Sunday, November 1, 2009

Patriarch Pronounces Swim Season Over


Cap'n, Gabriel, and Gumdrop accept the Patriarch's end of swim season benediction:


Celebrating a successful swim season with a shot of Killepitsch:

Water temp: 51
Waves: calm
Crew: In the water, Cap'n, Gabriel, Gumdrop. Taking pictures: Patriarch
Next swim: June 2010

Several records were broken today: Latest ever in the year, first ever November swim, coldest water (51), and craziest swim (no explanation required).

As Patriarch, it is my duty to stop these guys before they kill themselves. They'll never stop on their own, as they would rather freeze to death than be the person to suggest it's time quit. Therefore, as the one semi-sane member of the crew, I decree MISSION ACCOMPLISHED, the SWIM SEASON IS COMPLETE. See you next June.

2 comments:

Moondaug said...

an interesting tidbit-And then, there's Lewis Pugh, who swam 1000m - about 20 minutes - at the North Pole in 2007. An account of his swim read as follows: "Before he dives in, he spends around 15 minutes using mind power alone to superheat his body. His pulse rate shoots up from 70 to 160 a minute and his temperature rises from 37C to 38.4, causing him to sweat profusely. This is all without moving a muscle - and something which would take an ordinary person around 30 minutes of hard exercise to achieve.

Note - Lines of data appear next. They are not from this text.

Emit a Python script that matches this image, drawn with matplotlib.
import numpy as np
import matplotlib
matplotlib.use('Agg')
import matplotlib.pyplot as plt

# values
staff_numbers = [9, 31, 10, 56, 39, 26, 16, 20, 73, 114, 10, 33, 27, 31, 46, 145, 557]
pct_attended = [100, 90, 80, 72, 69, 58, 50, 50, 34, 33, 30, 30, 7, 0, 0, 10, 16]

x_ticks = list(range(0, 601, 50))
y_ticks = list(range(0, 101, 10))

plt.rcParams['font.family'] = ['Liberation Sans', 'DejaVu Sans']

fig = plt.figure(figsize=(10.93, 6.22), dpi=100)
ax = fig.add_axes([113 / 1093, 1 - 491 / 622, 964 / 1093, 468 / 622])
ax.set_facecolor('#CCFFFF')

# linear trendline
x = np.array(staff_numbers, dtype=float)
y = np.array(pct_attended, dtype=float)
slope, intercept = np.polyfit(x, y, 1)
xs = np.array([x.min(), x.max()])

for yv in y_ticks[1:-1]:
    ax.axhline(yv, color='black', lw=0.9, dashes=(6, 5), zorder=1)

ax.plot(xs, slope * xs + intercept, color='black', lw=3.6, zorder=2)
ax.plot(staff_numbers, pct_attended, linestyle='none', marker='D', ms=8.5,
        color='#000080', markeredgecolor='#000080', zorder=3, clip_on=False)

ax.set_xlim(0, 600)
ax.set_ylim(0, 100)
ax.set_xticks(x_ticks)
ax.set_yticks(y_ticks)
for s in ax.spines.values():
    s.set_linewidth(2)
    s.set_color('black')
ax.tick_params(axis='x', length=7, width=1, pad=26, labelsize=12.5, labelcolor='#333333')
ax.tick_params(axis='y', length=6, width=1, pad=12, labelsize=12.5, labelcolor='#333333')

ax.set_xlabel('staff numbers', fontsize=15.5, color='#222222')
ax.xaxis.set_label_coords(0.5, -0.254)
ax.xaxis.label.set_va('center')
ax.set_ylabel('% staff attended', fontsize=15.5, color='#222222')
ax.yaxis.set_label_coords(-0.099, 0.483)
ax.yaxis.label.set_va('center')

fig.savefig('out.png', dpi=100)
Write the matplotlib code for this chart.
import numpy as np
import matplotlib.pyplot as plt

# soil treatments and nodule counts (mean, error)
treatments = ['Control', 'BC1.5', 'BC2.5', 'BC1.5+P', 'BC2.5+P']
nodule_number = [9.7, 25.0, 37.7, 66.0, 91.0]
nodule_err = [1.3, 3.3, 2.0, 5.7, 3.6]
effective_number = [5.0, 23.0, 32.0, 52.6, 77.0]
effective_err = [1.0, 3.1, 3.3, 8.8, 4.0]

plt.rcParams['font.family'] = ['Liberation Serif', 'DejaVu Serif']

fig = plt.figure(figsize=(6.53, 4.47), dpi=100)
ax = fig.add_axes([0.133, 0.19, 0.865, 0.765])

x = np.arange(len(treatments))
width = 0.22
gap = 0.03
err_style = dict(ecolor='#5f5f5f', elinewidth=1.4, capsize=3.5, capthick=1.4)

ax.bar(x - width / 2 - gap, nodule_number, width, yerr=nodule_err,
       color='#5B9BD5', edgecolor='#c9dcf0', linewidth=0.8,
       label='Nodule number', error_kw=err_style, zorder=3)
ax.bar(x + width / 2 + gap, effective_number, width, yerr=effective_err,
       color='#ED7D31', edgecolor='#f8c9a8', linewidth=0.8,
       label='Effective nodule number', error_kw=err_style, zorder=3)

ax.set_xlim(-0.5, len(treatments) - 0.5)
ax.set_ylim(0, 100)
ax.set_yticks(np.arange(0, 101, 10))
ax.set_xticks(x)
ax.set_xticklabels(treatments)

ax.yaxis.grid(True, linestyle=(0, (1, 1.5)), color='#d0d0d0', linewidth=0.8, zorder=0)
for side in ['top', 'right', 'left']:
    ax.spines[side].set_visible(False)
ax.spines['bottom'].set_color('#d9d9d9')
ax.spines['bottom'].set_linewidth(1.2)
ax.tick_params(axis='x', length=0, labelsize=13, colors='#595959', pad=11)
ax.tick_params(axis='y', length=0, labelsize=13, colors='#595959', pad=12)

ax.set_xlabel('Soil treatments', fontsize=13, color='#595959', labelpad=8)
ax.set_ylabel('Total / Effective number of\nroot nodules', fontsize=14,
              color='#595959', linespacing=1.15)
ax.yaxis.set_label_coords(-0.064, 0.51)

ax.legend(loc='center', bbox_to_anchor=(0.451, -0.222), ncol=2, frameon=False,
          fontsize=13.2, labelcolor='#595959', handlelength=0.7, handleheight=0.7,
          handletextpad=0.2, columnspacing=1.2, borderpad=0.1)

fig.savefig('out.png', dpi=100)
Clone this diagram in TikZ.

He also plays aggressive rap music - Eminem is a particular favourite.

Describing the feeling of swimming in water more suited to seals, whales and polar bears, he said: ‘Before I get in, my body feels like a furnace. I become very aggressive, and my surroundings seem to slow down. Then I hurl myself in.

‘At first, you experience massive hyperventilation. Controlling this is extremely difficult.'

On leaving the water after his swim, his core body temperature had fallen to 36.5 degrees and it dropped further to 35 degrees (95F) 20 minutes later but a warm shower enabled him to return to normal."

Moondaug said...

Hey wonderful lake lovers,

Thought you might be interested in my recent exploits. Let me start out by saying that I in now way had the intention to run afoul of the Patriarchs kind benediction. that being said, upon the acquisition of a new wet suit recently, I simply could not look at it all winter long without at least putting it through a few lake product tests. Therefore, for the sole purpose of determining the lake worthiness of a new product (which of course has to be done within a certain time frame), I donned said product and preceded to test the only way I really could, by swimming in the lake, yesterday afternoon. Having no temperature gauge, I had only the toe test to determine water temp. I suspect it was about 50, perhaps high 40's. I made it to Mud Face, without goggles (must have packed them away for the winter, thus forgetting they were not in my normal lake bag). Water clarity was outstanding! the surface smooth as silk, and it was nice to feel like I had the lady of the lake all to my self on this solo journey! That being said, it was hard to make the initial entry without my usual partners in crime. Unfortunately the product test did not go well for me. I could discern no difference in pace. However this could have been to several other factors as well, necessitating some additional testing, of course. I feel I must also mention that upon the Captains hearing of my product testing activities, he immediately concluded that I was trying to "one best him". I can only assure all who read this, as I assured him, that this is not the case. Indeed, upon concluding a masters swim with the Patriarch the evening before, I told him of my quandary, and he agreed that of course a product test was in order. Thus receiving his blessing I preceded with the only sensible course of action, a product testing. Now, as mentioned earlier, since it is not my intention to "one up" anyone, or make them look like some sort of paisley cap wearing panty waist, or risk the captains threat of excommunication (for which I'm sure has no real grounds, seeing that I had received the Patriarchs blessing for product testing) for the purpose of product testing, if others wish to assist me to these ends, just let me know, and I'm sure we can arrange a mutually agreeable time of testing, thus avoiding any further unpleasantries. Hope to see you at the beach!